Mull cites the three childhood books as his main influence on Fablehaven. The setting of Fablehaven is based on Mull's daydreams in Connecticut forests. As a child, he would daydream about fantasy creatures in the forests and think of an excuse of why those creatures would be in the forest; they lived in secret wildlife parks. Various other details of Fablehaven were based on aspects of Mull's life. The character of Seth was based on Mull's brother, Bryson, while Muriel was based on an Arabic word associated with witchcraft that translates to "one who blows on knots".

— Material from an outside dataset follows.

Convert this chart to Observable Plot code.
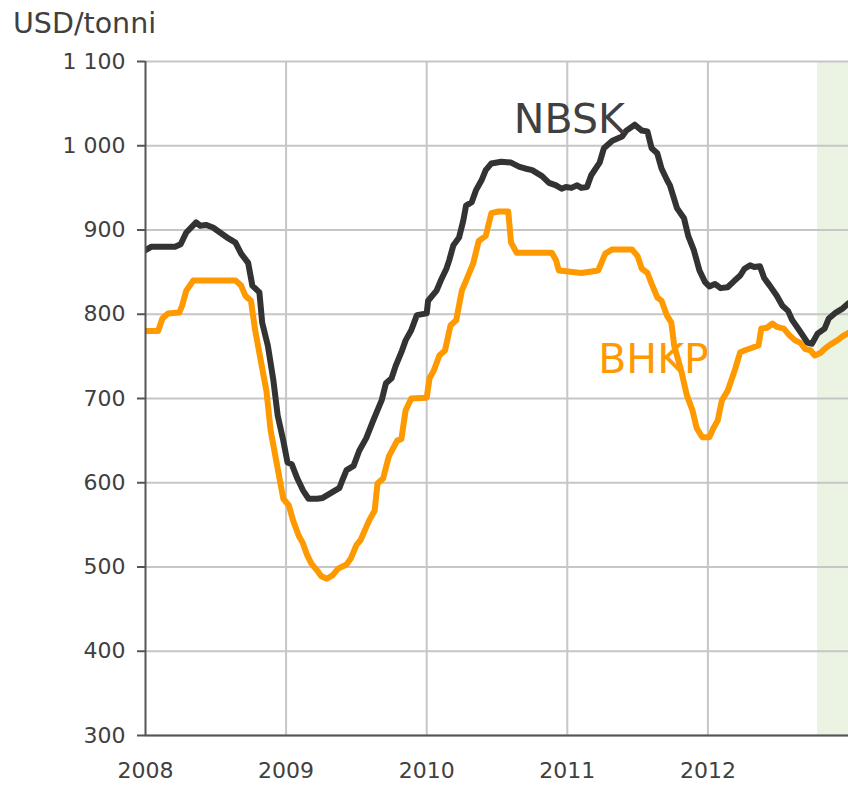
<!DOCTYPE html>
<html><head><meta charset="utf-8">
<script src="https://cdn.jsdelivr.net/npm/d3@7"></script>
<script src="https://cdn.jsdelivr.net/npm/@observablehq/plot@0.6"></script>
<style>
html,body{margin:0;padding:0;background:#fff;overflow:hidden;}
#title{height:45px;font-family:"DejaVu Sans",sans-serif;font-size:28.5px;color:#404040;padding-left:13px;line-height:48px;box-sizing:border-box;}
</style></head><body>
<div id="title">USD/tonni</div>
<div id="chart"></div>
<script>
const nbskYear = [2008.00,2008.04,2008.21,2008.25,2008.29,2008.36,2008.39,2008.43,2008.48,2008.53,2008.59,2008.64,2008.68,2008.73,2008.76,2008.81,2008.83,2008.87,2008.91,2008.94,2008.98,2009.01,2009.04,2009.08,2009.12,2009.16,2009.22,2009.26,2009.32,2009.38,2009.40,2009.43,2009.48,2009.52,2009.57,2009.62,2009.68,2009.71,2009.75,2009.78,2009.82,2009.85,2009.89,2009.93,2010.00,2010.01,2010.07,2010.10,2010.14,2010.16,2010.19,2010.23,2010.26,2010.28,2010.32,2010.35,2010.39,2010.42,2010.46,2010.53,2010.60,2010.66,2010.70,2010.75,2010.82,2010.87,2010.92,2010.96,2010.99,2011.03,2011.07,2011.10,2011.14,2011.17,2011.23,2011.26,2011.32,2011.39,2011.42,2011.48,2011.53,2011.57,2011.60,2011.64,2011.67,2011.71,2011.73,2011.78,2011.83,2011.86,2011.90,2011.94,2011.98,2012.01,2012.05,2012.09,2012.14,2012.19,2012.23,2012.26,2012.30,2012.33,2012.37,2012.40,2012.44,2012.49,2012.53,2012.57,2012.60,2012.65,2012.71,2012.74,2012.78,2012.83,2012.86,2012.91,2012.96,2013.00];
const nbskValue = [876,880,880,883,897,909,905,906,903,897,890,885,872,861,834,826,790,763,721,680,650,624,622,605,591,581,581,582,588,594,603,615,620,638,653,674,698,718,724,739,755,769,781,799,801,816,828,840,854,864,882,891,911,929,933,947,959,971,979,981,980,975,973,971,964,956,953,949,951,950,953,950,951,965,980,997,1006,1011,1018,1025,1018,1017,997,991,973,959,953,926,914,893,876,852,838,833,836,831,832,840,846,854,858,856,857,843,834,822,810,804,793,781,766,765,777,783,795,802,807,813];

const bhkpYear = [2008.00,2008.09,2008.12,2008.16,2008.24,2008.26,2008.29,2008.34,2008.64,2008.68,2008.71,2008.75,2008.78,2008.82,2008.86,2008.89,2008.93,2008.98,2009.02,2009.05,2009.09,2009.12,2009.15,2009.18,2009.22,2009.25,2009.29,2009.33,2009.37,2009.43,2009.46,2009.50,2009.53,2009.59,2009.63,2009.65,2009.69,2009.73,2009.79,2009.82,2009.85,2009.89,2010.00,2010.02,2010.05,2010.09,2010.13,2010.17,2010.21,2010.25,2010.28,2010.33,2010.37,2010.42,2010.46,2010.51,2010.58,2010.60,2010.64,2010.89,2010.92,2010.94,2010.99,2011.10,2011.22,2011.27,2011.32,2011.46,2011.50,2011.53,2011.57,2011.60,2011.64,2011.67,2011.71,2011.74,2011.76,2011.81,2011.85,2011.89,2011.92,2011.96,2012.01,2012.04,2012.07,2012.10,2012.14,2012.19,2012.23,2012.26,2012.31,2012.36,2012.38,2012.42,2012.46,2012.49,2012.54,2012.58,2012.62,2012.66,2012.69,2012.73,2012.76,2012.80,2012.83,2012.87,2012.92,2012.96,2013.00];
const bhkpValue = [780,780,795,801,802,810,828,840,840,834,822,816,781,745,709,662,626,581,573,555,537,528,514,504,496,489,486,490,498,503,510,526,532,555,567,599,605,631,650,652,686,700,701,724,733,751,757,787,793,828,840,860,887,893,920,922,922,885,873,873,864,852,851,849,852,872,877,877,869,854,849,836,820,816,798,790,763,733,704,686,665,654,654,665,674,698,709,733,755,757,760,763,783,784,789,785,783,775,769,766,759,757,751,754,759,764,769,774,778];

const yTicks = [300,400,500,600,700,800,900,1000,1100];
const xTicks = [2008,2009,2010,2011,2012];
const xGrid = [2009,2010,2011,2012];
const bandStart = [2012.78];
const bandEnd = [2013.0];
const seriesLabels = ["NBSK","BHKP"];
const labelYear = [2010.62, 2011.22];
const labelValue = [1031, 746];

const nbsk = nbskYear.map((x,i)=>({x, y:nbskValue[i]}));
const bhkp = bhkpYear.map((x,i)=>({x, y:bhkpValue[i]}));
const band = bandStart.map((s,i)=>({x1:s, x2:bandEnd[i]}));
const labels = seriesLabels.map((t,i)=>({t, x:labelYear[i], y:labelValue[i]}));

const fmt = d3.formatLocale({decimal:",", thousands:" ", grouping:[3], currency:["",""]}).format(",d");

const chart = Plot.plot({
  width: 848,
  height: 740,
  marginTop: 16,
  marginBottom: 50,
  marginLeft: 145,
  marginRight: 0,
  style: {fontFamily:"DejaVu Sans, sans-serif", fontSize:"22px", background:"#fff"},
  x: {domain:[2008,2013]},
  y: {domain:[300,1100]},
  marks: [
    Plot.rect(band, {x1:"x1", x2:"x2", fill:"#ebf3e3"}),
    Plot.gridY(yTicks, {stroke:"#c6c6c6", strokeWidth:2, strokeOpacity:1}),
    Plot.gridX(xGrid, {stroke:"#c6c6c6", strokeWidth:2, strokeOpacity:1}),
    Plot.line(bhkp, {x:"x", y:"y", stroke:"#ff9900", strokeWidth:6, clip:true}),
    Plot.line(nbsk, {x:"x", y:"y", stroke:"#333333", strokeWidth:6, clip:true}),
    Plot.ruleX([2008], {stroke:"#555", strokeWidth:2}),
    Plot.ruleY([300], {stroke:"#555", strokeWidth:2}),
    Plot.axisY(yTicks, {tickSize:8, tickPadding:12, tickFormat:fmt, stroke:"#555", strokeWidth:2, fill:"#404040", fontSize:22, label:null}),
    Plot.axisX(xTicks, {tickSize:0, tickPadding:27, tickFormat:d=>String(d), fill:"#404040", fontSize:22, label:null}),
    Plot.text(labels, {x:"x", y:"y", text:"t", textAnchor:"start", fontSize:41,
      fill: d => d.t === "NBSK" ? "#404040" : "#ff9900"})
  ]
});
document.getElementById("chart").appendChild(chart);
</script>
</body></html>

Fablehaven took five months to write and was the first book written by Brandon Mull to be published. Brandon Dorman is the illustrator and cover artist of Fablehaven. The book was released on June 14, 2006, with Shadow Mountain Publishing publishing the hardcover editions and Aladdin Paperbacks publishing the paperback editions. As of 2012, Fablehaven is available in more than 25 languages and territories.

==Reception==
Fablehaven was a success; it sold 20,000 copies by September 2006, as reported by Deseret News. In May 2007, the Pleasant Grove Review reported that the hardback edition of Fablehaven sold over 75,000 copies. Later that same year, the Daily Herald reported that Fablehaven and its sequel, Fablehaven: Rise of the Evening Star sold 200,000 copies together. Fablehaven entered The New York Times bestseller list in November 2007. The Daily Universe reported that Fablehaven had sold 2 million copies in the United States by 2011. Deseret News stated that Fablehaven "ha[d] been sold in more than 25 languages and territories" and particularly sold well in France, making it in its best-selling lists for six weeks.

The reviews for Fablehaven were generally positive. Various reviewers have favorably compared Fablehaven to the Harry Potter series, including author Orson Scott Card. Card praised Mull for successfully writing a story "in which magic and fairy realms intersect", a style he considers "devilishly hard to write", with Fablehaven. He also defended its religious themes in response to an email. Obert Skye, another author, found the world of Fablehaven to be creepy in some aspects, but inviting in others. Stacy Whitman of Dialogue: A Journal of Mormon Thought opined that the book "skirts the edge of the line between telling a good story well and allowing the message to overshadow the story".

Columbia Daily Tribunes Holly E. Newton wrote that the book is "so compelling and so well written" that readers will not be able to stop reading Fablehaven. Scott Iwasaki from Deseret News called the book "a quick-paced read" that successfully explores a fantasy world. In contrast, Kirkus Reviews criticized the book having Seth disobeying an adult being used as a frequent plot device, and stated that "[w]itty repartee between the central characters, as well as the occasional well-done set piece, isn't enough to hold this hefty debut together". Matt Berman of Common Sense Media similarly criticized the plot device and called the characters of Seth and Kendra "stereotypes".

==Franchise==
Fablehaven was followed by four other books; Fablehaven: Rise of the Evening Star was released on May 1, 2007, Fablehaven: Grip of the Shadow Plague on April 21, 2008, Fablehaven: Secrets of the Dragon Sanctuary on March 24, 2009, and Fablehaven: Keys to the Demon Prison on March 23, 2010. The series has become a New York Times bestselling series, and Mull has visited over 600 schools in over 30 states to promote it to students. The potential of a film adaptation has been discussed, with the rights to one even being optioned a couple of times. Mull has stated that he believes that one will eventually be released.

Mull later wrote and released a five-book sequel series to the Fablehaven series, known as Dragonwatch. Caretaker's Guide to Fablehaven, released on October 13, 2015, was written as an encyclopedia of the setting of Fablehaven in preparation for the release of Dragonwatch. Dragonwatch: A Fablehaven Adventure was released on March 14, 2017, Dragonwatch: Wrath of the Dragon King on October 23, 2018, Dragonwatch: Master of the Phantom Isle on October 1, 2019, Dragonwatch: Champion of the Titan Games on October 13, 2020, and Dragonwatch: Return of the Dragon Slayers on October 26, 2021.